=== SUPPLIED INFORMATION ===

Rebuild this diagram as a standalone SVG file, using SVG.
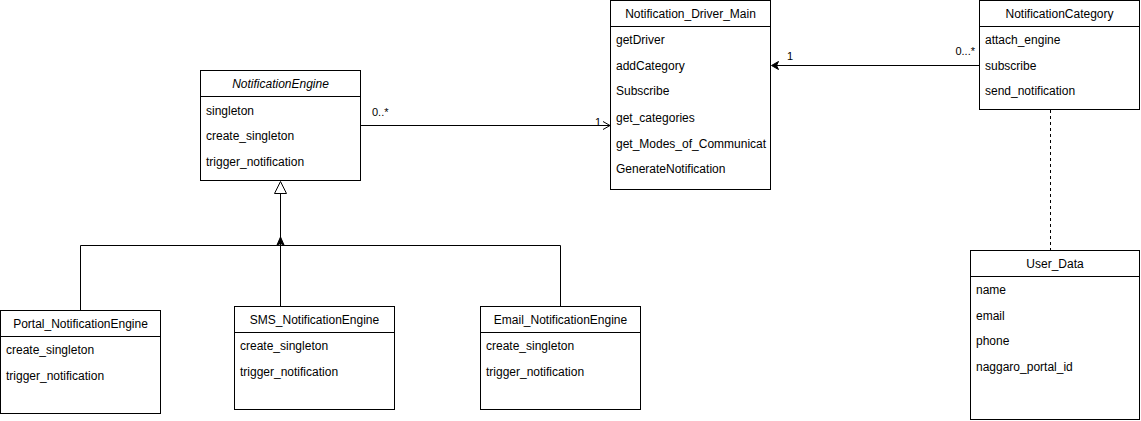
<svg xmlns="http://www.w3.org/2000/svg" width="1141" height="421" viewBox="0 0 1141 421">
<style>
.box{fill:#ffffff;stroke:#000000;stroke-width:1}
.sep{stroke:#000000;stroke-width:1}
.t{font-family:"Liberation Sans",Arial,sans-serif;font-size:12px;fill:#000000}
.title{text-anchor:middle}
.it{font-style:italic}
.edge{fill:none;stroke:#000000;stroke-width:1}
.lbl{font-family:"Liberation Sans",Arial,sans-serif;font-size:11px;fill:#000000}
</style>
<rect x="0" y="0" width="1141" height="421" fill="#ffffff"/>
<g id="connectors">
  <path class="edge" d="M80.5 310 V245.5 H280.5 V194"/>
  <path class="edge" d="M280.5 306 V194"/>
  <path class="edge" d="M560.5 306 V245.5 H280.5"/>
  <polygon points="280.5,181.5 274.5,193.5 286.5,193.5" fill="#ffffff" stroke="#000000" stroke-width="1"/>
  <polygon points="280.5,237 277,245 280.5,243.5 284,245" fill="#000000" stroke="#000000" stroke-width="1"/>
  <path class="edge" d="M360 125.5 H610"/>
  <polyline class="edge" points="603,121.5 610,125.5 603,129.5"/>
  <text class="lbl" x="372" y="116">0..*</text>
  <text class="lbl" x="595" y="126">1</text>
  <path class="edge" d="M979 65.5 H773"/>
  <polygon points="771.5,65.5 778.5,61.5 776.5,65.5 778.5,69.5" fill="#000000" stroke="#000000" stroke-width="1"/>
  <text class="lbl" x="787" y="60">1</text>
  <text class="lbl" x="975" y="55" text-anchor="end">0...*</text>
  <path class="edge" d="M1050.5 110 V250" stroke-dasharray="3,3"/>
</g>
<g id="NotificationEngine">
  <rect class="box" x="200.5" y="70.5" width="160" height="110"/>
  <line class="sep" x1="200.5" y1="96.5" x2="360.5" y2="96.5"/>
  <text class="t title it" x="280.5" y="88">NotificationEngine</text>
  <text class="t" x="206" y="115">singleton</text>
  <text class="t" x="206" y="140">create_singleton</text>
  <text class="t" x="206" y="166">trigger_notification</text>
</g>
<g id="Notification_Driver_Main">
  <rect class="box" x="610.5" y="0.5" width="160" height="189"/>
  <line class="sep" x1="610.5" y1="26.5" x2="770.5" y2="26.5"/>
  <text class="t title" x="690.5" y="18">Notification_Driver_Main</text>
  <text class="t" x="616" y="44">getDriver</text>
  <text class="t" x="616" y="70">addCategory</text>
  <text class="t" x="616" y="95">Subscribe</text>
  <text class="t" x="616" y="122">get_categories</text>
  <text class="t" x="616" y="148">get_Modes_of_Communicat</text>
  <text class="t" x="616" y="173">GenerateNotification</text>
</g>
<g id="NotificationCategory">
  <rect class="box" x="979.5" y="0.5" width="160" height="109"/>
  <line class="sep" x1="979.5" y1="26.5" x2="1139.5" y2="26.5"/>
  <text class="t title" x="1059.5" y="18">NotificationCategory</text>
  <text class="t" x="985" y="44">attach_engine</text>
  <text class="t" x="985" y="70">subscribe</text>
  <text class="t" x="985" y="95">send_notification</text>
</g>
<g id="User_Data">
  <rect class="box" x="970.5" y="250.5" width="169" height="169"/>
  <line class="sep" x1="970.5" y1="276.5" x2="1139.5" y2="276.5"/>
  <text class="t title" x="1055" y="268">User_Data</text>
  <text class="t" x="976" y="294">name</text>
  <text class="t" x="976" y="320">email</text>
  <text class="t" x="976" y="345">phone</text>
  <text class="t" x="976" y="371">naggaro_portal_id</text>
</g>
<g id="Portal_NotificationEngine">
  <rect class="box" x="0.5" y="310.5" width="160" height="103"/>
  <line class="sep" x1="0.5" y1="336.5" x2="160.5" y2="336.5"/>
  <text class="t title" x="80.5" y="328">Portal_NotificationEngine</text>
  <text class="t" x="6" y="354">create_singleton</text>
  <text class="t" x="6" y="380">trigger_notification</text>
</g>
<g id="SMS_NotificationEngine">
  <rect class="box" x="234.5" y="306.5" width="160" height="103"/>
  <line class="sep" x1="234.5" y1="332.5" x2="394.5" y2="332.5"/>
  <text class="t title" x="314.5" y="324">SMS_NotificationEngine</text>
  <text class="t" x="240" y="350">create_singleton</text>
  <text class="t" x="240" y="376">trigger_notification</text>
</g>
<g id="Email_NotificationEngine">
  <rect class="box" x="480.5" y="306.5" width="160" height="103"/>
  <line class="sep" x1="480.5" y1="332.5" x2="640.5" y2="332.5"/>
  <text class="t title" x="560.5" y="324">Email_NotificationEngine</text>
  <text class="t" x="486" y="350">create_singleton</text>
  <text class="t" x="486" y="376">trigger_notification</text>
</g>
</svg>
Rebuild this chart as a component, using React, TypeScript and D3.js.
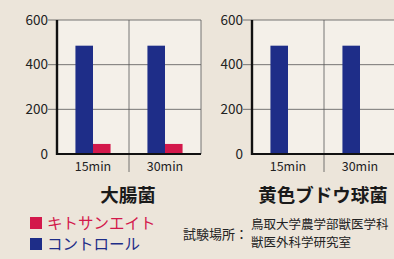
import React from 'react'
import * as d3 from 'd3'

const categories = ['15min', '30min']
const seriesNames = ['コントロール', 'キトサンエイト']
const panelTitles = ['大腸菌', '黄色ブドウ球菌']
const ecoliControl = [485, 485]
const ecoliChitosan = [45, 45]
const staphControl = [485, 485]
const staphChitosan = [0, 0]
const yTicks = [0, 200, 400, 600]

const BLUE = '#1e2d88'
const RED = '#d3184b'
const FONT = '"Noto Sans CJK JP", "Noto Sans", sans-serif'

type PanelProps = { left: number; title: string; control: number[]; chitosan: number[] }

function Panel({ left, title, control, chitosan }: PanelProps) {
  const top = 20
  const height = 134
  const width = 144
  const x0 = d3.scaleBand().domain(categories).range([0, width]).paddingInner(0).paddingOuter(0)
  // 2本のバーを帯の中央に
  const x1 = d3.scaleBand().domain(seriesNames).range([0, x0.bandwidth()]).paddingInner(0).paddingOuter(1.05)
  const y = d3.scaleLinear().domain([0, 600]).range([height, 0])
  const rows = categories.map((c, i) => ({ c, vals: [control[i], chitosan[i]] }))
  const color = d3.scaleOrdinal<string>().domain(seriesNames).range([BLUE, RED])

  return (
    <g transform={`translate(${left},${top})`}>
      <rect x={0} y={0} width={width} height={height} fill="#f4f0e9" />
      {yTicks.filter(t => t > 0).map(t => (
        <line key={t} x1={-9} x2={width} y1={y(t)} y2={y(t)} stroke="#555" strokeWidth={0.8} />
      ))}
      {d3.range(1, categories.length + 1).map(i => (
        <line key={i} x1={i * x0.bandwidth()} x2={i * x0.bandwidth()} y1={0}
          y2={i < categories.length ? height + 18 : height} stroke="#555" strokeWidth={0.8} />
      ))}
      {rows.map(r => (
        <g key={r.c} transform={`translate(${x0(r.c)},0)`}>
          {r.vals.map((v, j) => (
            <rect key={j} x={x1(seriesNames[j])} width={x1.bandwidth()} y={y(v)}
              height={height - y(v)} fill={color(seriesNames[j])} />
          ))}
          <text x={x0.bandwidth() / 2} y={height + 17} textAnchor="middle" fontSize={12.5}
            fontFamily={FONT} fill="#222">{r.c}</text>
        </g>
      ))}
      <line x1={0} x2={0} y1={0} y2={height + 1} stroke="#111" strokeWidth={2.4} />
      <line x1={-1} x2={width} y1={height} y2={height} stroke="#111" strokeWidth={2.2} />
      {yTicks.map(t => (
        <text key={t} x={-9} y={y(t) + 4.5} textAnchor="end" fontSize={13.5}
          fontFamily={FONT} fill="#222">{t}</text>
      ))}
      <text x={width / 2 - 1} y={height + 48} textAnchor="middle" fontSize={18.5}
        fontWeight="bold" fontFamily={FONT} fill="#1a1a1a">{title}</text>
    </g>
  )
}

export default function App() {
  return (
    <div style={{ position: 'fixed', left: 0, top: 0 }}>
      <svg width={394} height={259} style={{ display: 'block' }}>
        <rect width={394} height={259} fill="#ece5da" />
        <Panel left={57} title={panelTitles[0]} control={ecoliControl} chitosan={ecoliChitosan} />
        <Panel left={252} title={panelTitles[1]} control={staphControl} chitosan={staphChitosan} />
        <rect x={30} y={217} width={12} height={12} fill={RED} />
        <text x={47} y={229} fontSize={15.5} fontFamily={FONT} fill={RED}>{seriesNames[1]}</text>
        <rect x={30} y={238} width={12} height={12} fill={BLUE} />
        <text x={47} y={250} fontSize={15.5} fontFamily={FONT} fill={BLUE}>{seriesNames[0]}</text>
        <text x={183} y={239} fontSize={13} fontFamily={FONT} fill="#222">試験場所：</text>
        <text x={251} y={229} fontSize={12.5} fontFamily={FONT} fill="#222">鳥取大学農学部獣医学科</text>
        <text x={251} y={247} fontSize={12.5} fontFamily={FONT} fill="#222">獣医外科学研究室</text>
      </svg>
    </div>
  )
}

===

● **WRITTEN INSTRUCTION**
Beginning with the line above that contains "Rebuild this chart" and ending with the line that contains "import * as d3 from 'd3'", quote each line exactly, keeping out the pictures.

● **WORKED ANSWER**
Rebuild this chart as a component, using React, TypeScript and D3.js.
import React from 'react'
import * as d3 from 'd3'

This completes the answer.